All along it’s been the same caveat: The only way the Rangers win is if the heart of their lineup hits.
Two days ago, Adrian Beltre hit two home runs and drove in five.
Belre producing this year hasn’t always been a gimme. In fact, his inability to come through in the clutch for a significant portion of the season is the sole reason the Rangers cannot beat left-handed pitchers.
If Beltre was the hitter he had been in the past, left-handers would be sweating when they face the Rangers rather than dancing an Irish jig.But when it matters most, which was last night, the heart of the Rangers order came through. In spades. With clubs. On the diamond. Wow, that pun just unfolded on its own.
It was an exhilarating, back and forth, heart-stopping game, the kind the reconfirms your love for baseball and your faith in the Texas Rangers.
Every time it looked like the ghosts of the past were coming back to haunt the Rangers, a clutch hit drove them away.
Down 1-0 in the second, the Rangers got their first two on. The next two batters, however, went out meekly. We have seen this disappointment far too often. It looked like the Rangers were going to leave them on base again. But with two outs, Rougned Odor came through with an RBI and suddenly it’s 1-1.

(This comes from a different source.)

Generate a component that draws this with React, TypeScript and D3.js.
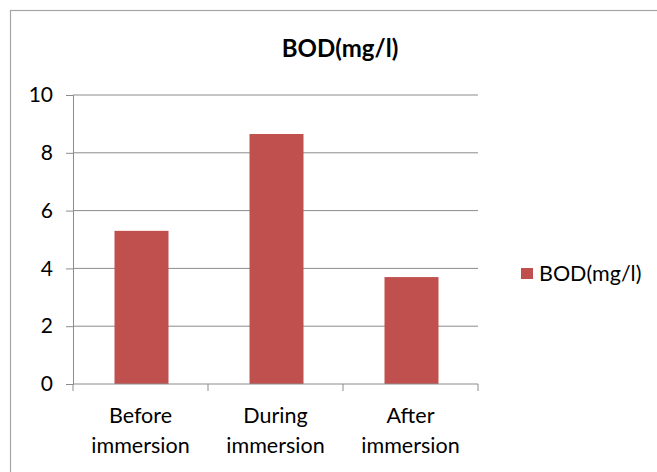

Down 2-1 in the bottom of the sixth. Mitch Moreland batting with two outs and Fielder on first. His clutch home run turns the game around. Now it’s 3-2.
Bottom of the eighth, tied 3-3 after some suspect defense by the Rangers and Stevie Wonder-level balls-and-strikes calling by the home plate umpire. One out, Beltre on first. This time Fielder didn’t let the two-out drama unfold. He crushed a 3-2 pitch over the center field wall. 5-3 Rangers.
And just like that the Rangers are just a half-game from first place.